Source code of charts —
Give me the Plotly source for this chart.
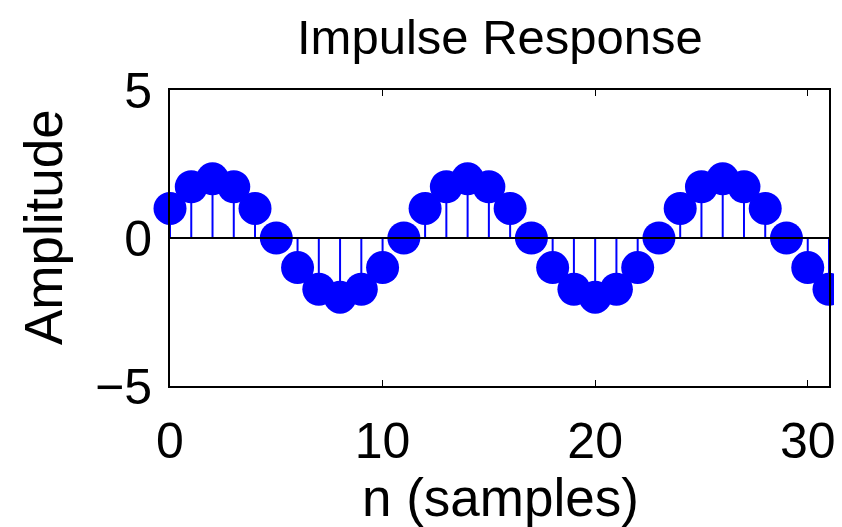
import plotly.graph_objects as go

n = list(range(32))
amplitude = [1.0, 1.73, 2.0, 1.73, 1.0, 0.0, -1.0, -1.73, -2.0, -1.73, -1.0, 0.0,
             1.0, 1.73, 2.0, 1.73, 1.0, 0.0, -1.0, -1.73, -2.0, -1.73, -1.0, 0.0,
             1.0, 1.73, 2.0, 1.73, 1.0, 0.0, -1.0, -1.73]
x_ticks = [0, 10, 20, 30]
y_ticks = [-5, 0, 5]
y_tick_text = ["\u22125", "0", "5"]

stem_x, stem_y = [], []
for xi, yi in zip(n, amplitude):
    stem_x += [xi, xi, None]
    stem_y += [0, yi, None]

fig = go.Figure()
fig.add_trace(go.Scatter(x=stem_x, y=stem_y, mode="lines",
                         line=dict(color="#0000ff", width=2), hoverinfo="skip",
                         showlegend=False, cliponaxis=False))
fig.add_trace(go.Scatter(x=n, y=amplitude, mode="markers",
                         marker=dict(color="#0000ff", size=33, line=dict(width=0)),
                         showlegend=False, cliponaxis=False))
fig.add_shape(type="line", xref="paper", yref="y", x0=0, x1=1, y0=0, y1=0,
              line=dict(color="black", width=2), layer="above")

FS = 50
font = "Liberation Sans, Arial, sans-serif"
OFF = 8  # page body margin offset in the browser
W, H = 842 - OFF, 527 - OFF
L, R, T, B = 170 - OFF, 13, 90 - OFF, 141

def px_to_paper_x(px):
    return (px - OFF - L) / (W - L - R)

def px_to_paper_y(py):
    return (H - B - (py - OFF)) / (H - T - B)

fig.add_annotation(text="Impulse Response", xref="paper", yref="paper",
                   x=px_to_paper_x(500), y=px_to_paper_y(9), xanchor="center",
                   yanchor="top", showarrow=False, borderpad=0, font=dict(size=49))
fig.add_annotation(text="n (samples)", xref="paper", yref="paper",
                   x=px_to_paper_x(500), y=px_to_paper_y(497), xanchor="center",
                   yanchor="middle", showarrow=False, font=dict(size=53))
fig.add_annotation(text="Amplitude", xref="paper", yref="paper",
                   x=px_to_paper_x(43), y=px_to_paper_y(227), xanchor="center",
                   yanchor="middle", textangle=-90, showarrow=False,
                   font=dict(size=53))

fig.update_layout(
    width=W, height=H,
    margin=dict(l=L, r=R, t=T, b=B, autoexpand=False),
    paper_bgcolor="white", plot_bgcolor="white",
    font=dict(family=font, color="black", size=FS),
    xaxis=dict(range=[0, 31], tickvals=x_ticks, ticktext=[str(v) for v in x_ticks],
               showgrid=False, zeroline=False, showline=True, linecolor="black",
               linewidth=2, mirror="allticks", ticks="inside", ticklen=6,
               tickwidth=1, tickcolor="black", tickfont=dict(size=FS),
               automargin=False, ticklabelstandoff=10),
    yaxis=dict(range=[-5, 5], tickvals=y_ticks, ticktext=y_tick_text,
               showgrid=False, zeroline=False, showline=True, linecolor="black",
               linewidth=2, mirror="allticks", ticks="inside", ticklen=6,
               tickwidth=1, tickcolor="black", tickfont=dict(size=FS),
               automargin=False, ticklabelstandoff=6),
)

fig.write_html("out.html")
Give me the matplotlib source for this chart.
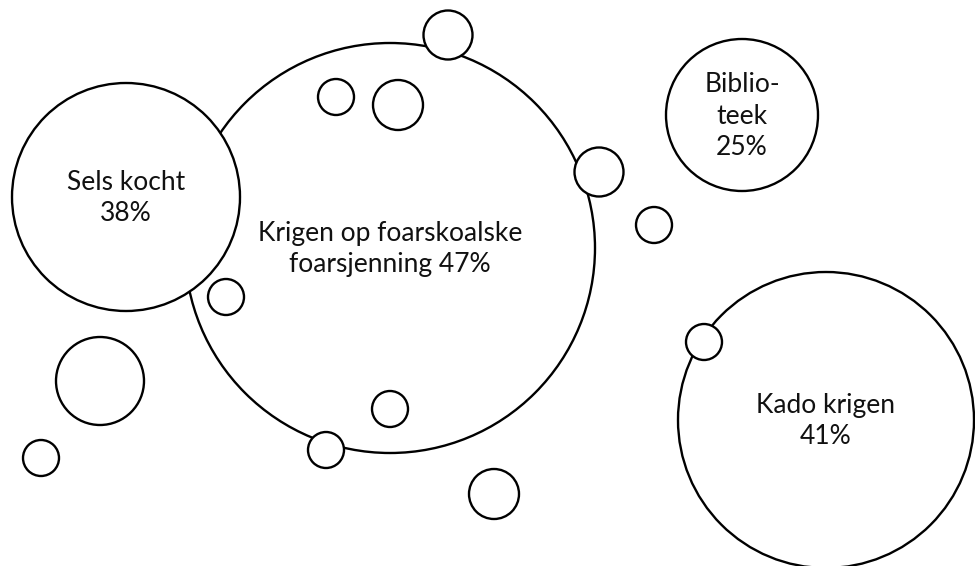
import matplotlib
matplotlib.use("Agg")
import matplotlib.pyplot as plt
from matplotlib.patches import Circle

plt.rcParams['font.family'] = ['Lato', 'DejaVu Sans']

# labelled bubbles
labels = ["Krigen op foarskoalske\nfoarsjenning", "Sels kocht", "Biblio-\nteek", "Kado krigen"]
values = [47, 38, 25, 41]
label_x = [390, 126, 742, 826]
label_y = [248, 197, 115, 420]
label_r = [205, 114, 76, 148]

# small decorative bubbles
dot_x = [448, 336, 398, 599, 654, 226, 100, 41, 326, 390, 494, 704]
dot_y = [35, 97, 105, 172, 225, 297, 381, 458, 450, 409, 494, 342]
dot_r = [24.5, 18, 25, 24.5, 18, 18, 44, 18, 18, 18, 25, 18]

fig = plt.figure(figsize=(9.75, 5.66), dpi=100)
ax = fig.add_axes([0, 0, 1, 1])
ax.set_xlim(0, 975)
ax.set_ylim(566, 0)
ax.set_aspect('equal')
ax.axis('off')

lw = 1.7
# big circle first, then the others on top with white fill
for i in range(len(labels)):
    c = Circle((label_x[i], label_y[i]), label_r[i], facecolor='white',
               edgecolor='black', linewidth=lw, zorder=2 + i)
    ax.add_patch(c)
    if i == 0:
        txt = labels[i] + " %d%%" % values[i]
    else:
        txt = labels[i] + "\n%d%%" % values[i]
    ax.text(label_x[i], label_y[i] + 1, txt, ha='center', va='center', fontsize=19,
            linespacing=1.33, color='#111111', zorder=10)

for x, y, r in zip(dot_x, dot_y, dot_r):
    ax.add_patch(Circle((x, y), r, facecolor='white', edgecolor='black',
                        linewidth=lw, zorder=8))

fig.savefig("out.png", dpi=100)
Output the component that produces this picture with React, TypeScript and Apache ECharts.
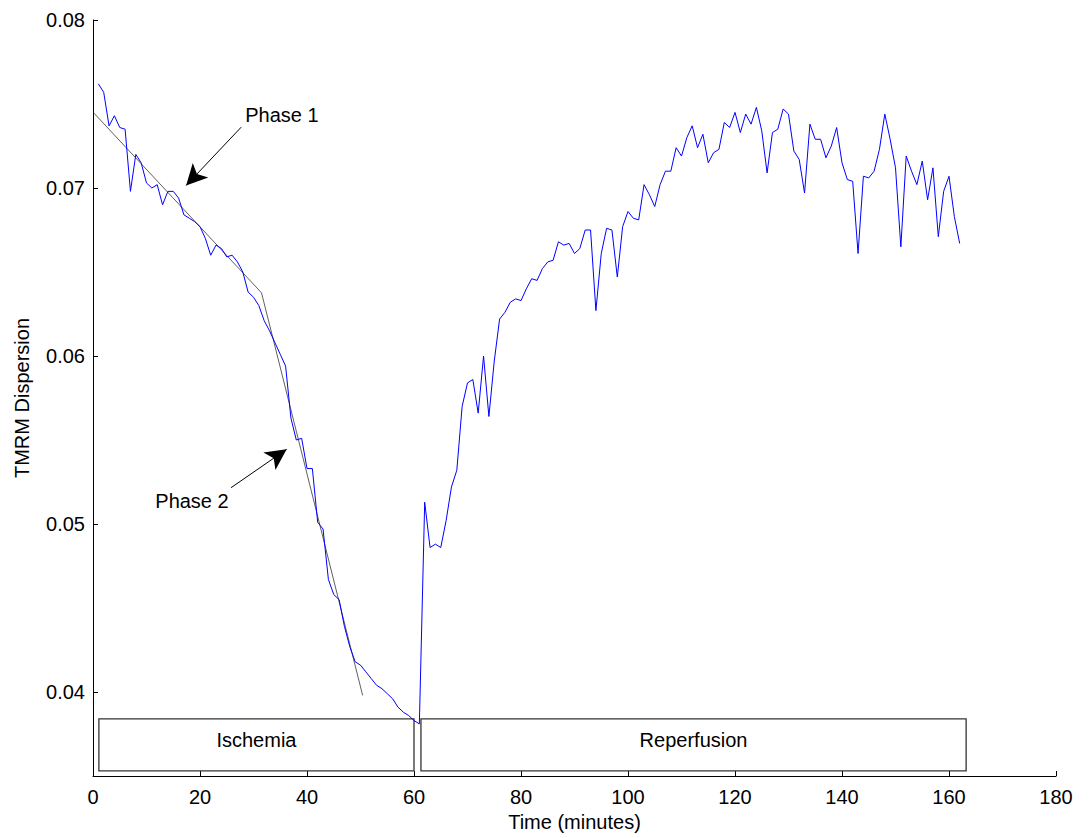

Task prompt — Please reproduce, word for word, every line from the first line of the records above through the line containing "return (H - B - (py - OFF)) / (H - T - B)", and leave out the pictures.

Answer for this exercise —
Give me the Plotly source for this chart.
import plotly.graph_objects as go

n = list(range(32))
amplitude = [1.0, 1.73, 2.0, 1.73, 1.0, 0.0, -1.0, -1.73, -2.0, -1.73, -1.0, 0.0,
             1.0, 1.73, 2.0, 1.73, 1.0, 0.0, -1.0, -1.73, -2.0, -1.73, -1.0, 0.0,
             1.0, 1.73, 2.0, 1.73, 1.0, 0.0, -1.0, -1.73]
x_ticks = [0, 10, 20, 30]
y_ticks = [-5, 0, 5]
y_tick_text = ["\u22125", "0", "5"]

stem_x, stem_y = [], []
for xi, yi in zip(n, amplitude):
    stem_x += [xi, xi, None]
    stem_y += [0, yi, None]

fig = go.Figure()
fig.add_trace(go.Scatter(x=stem_x, y=stem_y, mode="lines",
                         line=dict(color="#0000ff", width=2), hoverinfo="skip",
                         showlegend=False, cliponaxis=False))
fig.add_trace(go.Scatter(x=n, y=amplitude, mode="markers",
                         marker=dict(color="#0000ff", size=33, line=dict(width=0)),
                         showlegend=False, cliponaxis=False))
fig.add_shape(type="line", xref="paper", yref="y", x0=0, x1=1, y0=0, y1=0,
              line=dict(color="black", width=2), layer="above")

FS = 50
font = "Liberation Sans, Arial, sans-serif"
OFF = 8  # page body margin offset in the browser
W, H = 842 - OFF, 527 - OFF
L, R, T, B = 170 - OFF, 13, 90 - OFF, 141

def px_to_paper_x(px):
    return (px - OFF - L) / (W - L - R)

def px_to_paper_y(py):
    return (H - B - (py - OFF)) / (H - T - B)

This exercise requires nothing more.